Race day came and water temperature was, naturally, .2 degrees below the cutoff, which, by the French rules is a bit higher than the rules in other Ironmans at 24 degrees C. Despite heating up quite a bit, I felt good in the water and was swimming with a couple other women through the first loop. We did an “Australian Exit” (Do the aussies do this often?) by exiting the water and then diving (!!!) off the dock back in for loop 2. My dive was beautiful. Just saying.

Onto the bike and it was actually quite crowded from the start with age groupers. After the first 10k I was settled in at 5th place, and was feeling pretty good. I made the pass into 4th just prior to the end of the first loop, and rode the high of that for…..about 5 miles. And then the legs started to work…..10 more miles. More Work. Little by little it became WOrk. Then WORk. And then, the last 25 miles were solid WORK. But, despite feeling like I was headed way south, I knew things were still okay (still reeling in plenty of AG men who blew up! ) so I just kept pushing on. I will say, I was pretty grateful to be on the Dimond. The roads weren’t terrible but they certainly weren’t smooth like butter and I’m always happy to be riding a beam bike in those conditions!

I knew going into this project that this run was going to be what could make or break it all. I learned a few things during these next 26.2 miles:

-The French don’t like ice. That makes running a marathon in 95 degree F heat quite a bit more difficult than it needs to be.

-The French don’t like littering. Perhaps this is my “American”ness, coming out, but typically I am under the impression that the aid station rules are that it’s not littering as long as your cup is dropped within the bounds of the station. You make a best attempt at throwing it in (or at least towards!) the trash can, but as long as you do that: golden. Well, imagine my surprise when a referee  stepped out in front of me as I’m running out of the water stop, shook her finger at me and held up a pencil to a pad of paper as if to say “I’m writing down your number for a penalty you litterbug.”

So, I ran back, picked the cup up (among probably 10 others on the ground, I should mention), and threw it out. Ok? I asked? She kind of nodded. Jeez.

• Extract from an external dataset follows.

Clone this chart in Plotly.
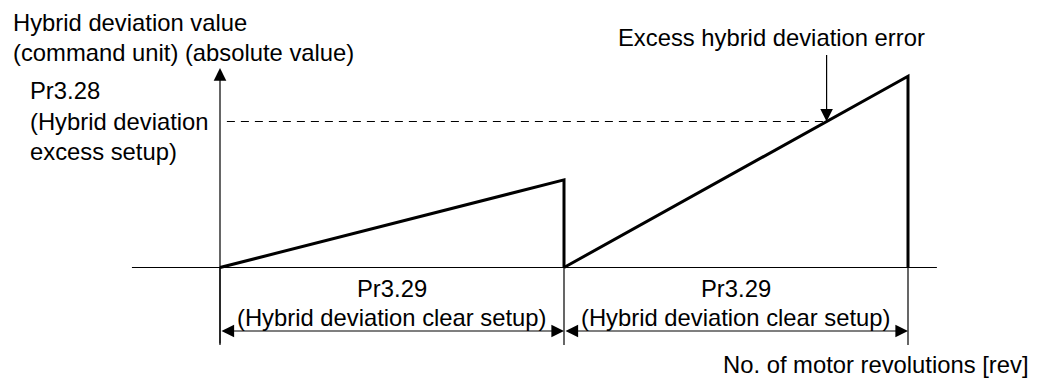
import plotly.graph_objects as go

# ---- data (diagram units: x in Pr3.29 clear periods, y relative to Pr3.28 = 100) ----
cycle_start = [0, 1]
cycle_end = [1, 2]
peak_values = [60, 131]
excess_threshold = 100

y_axis_title = ["Hybrid deviation value", "(command unit) (absolute value)"]
threshold_label = ["Pr3.28", "(Hybrid deviation", "excess setup)"]
period_label = ["Pr3.29", "(Hybrid deviation clear setup)"]
error_label = "Excess hybrid deviation error"
x_axis_title = "No. of motor revolutions [rev]"

W, H = 1039, 378
FONT = dict(family="Liberation Sans, Arial, Helvetica, sans-serif", size=23.8, color="black")

fig = go.Figure()

# ramps (deviation accumulating during each clear period, then cleared)
for xs, xe, pk in zip(cycle_start, cycle_end, peak_values):
    fig.add_trace(go.Scatter(x=[xs, xe, xe], y=[0, pk, 0], mode="lines",
                             line=dict(color="black", width=3), hoverinfo="skip",
                             showlegend=False))

# point where the second ramp crosses the threshold
xs2, xe2, pk2 = cycle_start[1], cycle_end[1], peak_values[1]
x_cross = xs2 + (xe2 - xs2) * excess_threshold / pk2

x_min_line, x_max_line = -0.256, 2.084
y_below = -53.1
y_top = 136.6
y_dim = -43.5

shapes = []
# horizontal axis
shapes.append(dict(type="line", x0=x_min_line, x1=x_max_line, y0=0, y1=0,
                   line=dict(color="black", width=1.2)))
# extension lines below baseline
for xv in [cycle_start[0]] + cycle_end:
    shapes.append(dict(type="line", x0=xv, x1=xv, y0=y_below, y1=0,
                       line=dict(color="black", width=1.2)))
# dashed threshold
shapes.append(dict(type="line", x0=0.02, x1=x_cross, y0=excess_threshold, y1=excess_threshold,
                   line=dict(color="black", width=1.2, dash="8px,6px")))

annotations = []
arrow_common = dict(text="", showarrow=True, axref="x", ayref="y", xref="x", yref="y",
                    arrowhead=2, arrowsize=2.1, arrowwidth=1.2, arrowcolor="black",
                    standoff=0, startstandoff=0)
# y axis with arrow
annotations.append(dict(x=0, y=y_top, ax=0, ay=y_below, **arrow_common))
# excess error arrow
annotations.append(dict(x=x_cross, y=excess_threshold, ax=x_cross, ay=146.6, **arrow_common))
# dimension arrows
for xs, xe in zip(cycle_start, cycle_end):
    annotations.append(dict(x=xe, y=y_dim, ax=xs, ay=y_dim, arrowside="end+start",
                            startarrowhead=2, startarrowsize=2.1, **arrow_common))


def px(x):
    return x / W


def py(y):
    return 1 - y / H


def label(text, x, y, xanchor="left"):
    annotations.append(dict(text=text, x=px(x), y=py(y), xref="paper", yref="paper",
                            xanchor=xanchor, yanchor="middle", showarrow=False, font=FONT))


label(y_axis_title[0], 11, 23)
label(y_axis_title[1], 11, 52)
label(threshold_label[0], 28, 91)
label(threshold_label[1], 28, 121)
label(threshold_label[2], 28, 151)
label(error_label, 771, 38, "center")
for xs, xe in zip(cycle_start, cycle_end):
    xc = 220 + (xs + xe) / 2 * 344
    label(period_label[0], xc, 288, "center")
    label(period_label[1], xc, 317, "center")
label(x_axis_title, 1031, 364, "right")

fig.update_layout(
    width=W, height=H,
    margin=dict(l=0, r=0, t=0, b=0),
    paper_bgcolor="white", plot_bgcolor="white",
    xaxis=dict(range=[-220 / 344, (W - 220) / 344], visible=False, fixedrange=True),
    yaxis=dict(range=[-(H - 267.5) / 1.46, 267.5 / 1.46], visible=False, fixedrange=True),
    shapes=shapes, annotations=annotations, showlegend=False,
)

fig.write_html("out.html", config={"displayModeBar": False},
               post_script="document.body.style.margin='0';")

Jacqueline and Gordon were also out on the run course giving me a few updates. This was super helpful in keeping me motivated as I heard that things were changing ahead of me. While the women ahead had a decent gap – you just never know.

You just never know. And that thought is what I hung on to for about 16 miles of that run, some of the most painful (albeit definitely not the slowest) miles I’ve run in a marathon. That thought is what got me to the finish line with another sub-10 and a 4th place finish. I was absolutely thrilled!

It was farily surreal – I’m not sure what I expected to feel after finishing the double. The nerves and the buildup to these 2 weeks was by far more stressful than one race, and I think that the relief of not just one good race – but 2 – really did just feel THAT much better. I made myself believe for quite some time that I could do this and I could do it well. But……you just never know. Until you do know. And then, it feels. So. Good.


With Chris Sweet, 10th MPRO and 1st American!
With Chris Sweet, 10th MPRO and 1st American!

I can’t thank Hillary enough for her patience with me over the last, oh, 4.5 years to get me ready to do this one :) It’s been a LONG time in the making. It was definitely a special thing to be able to carry the torch and continue the foundation for the double that she has done so well!!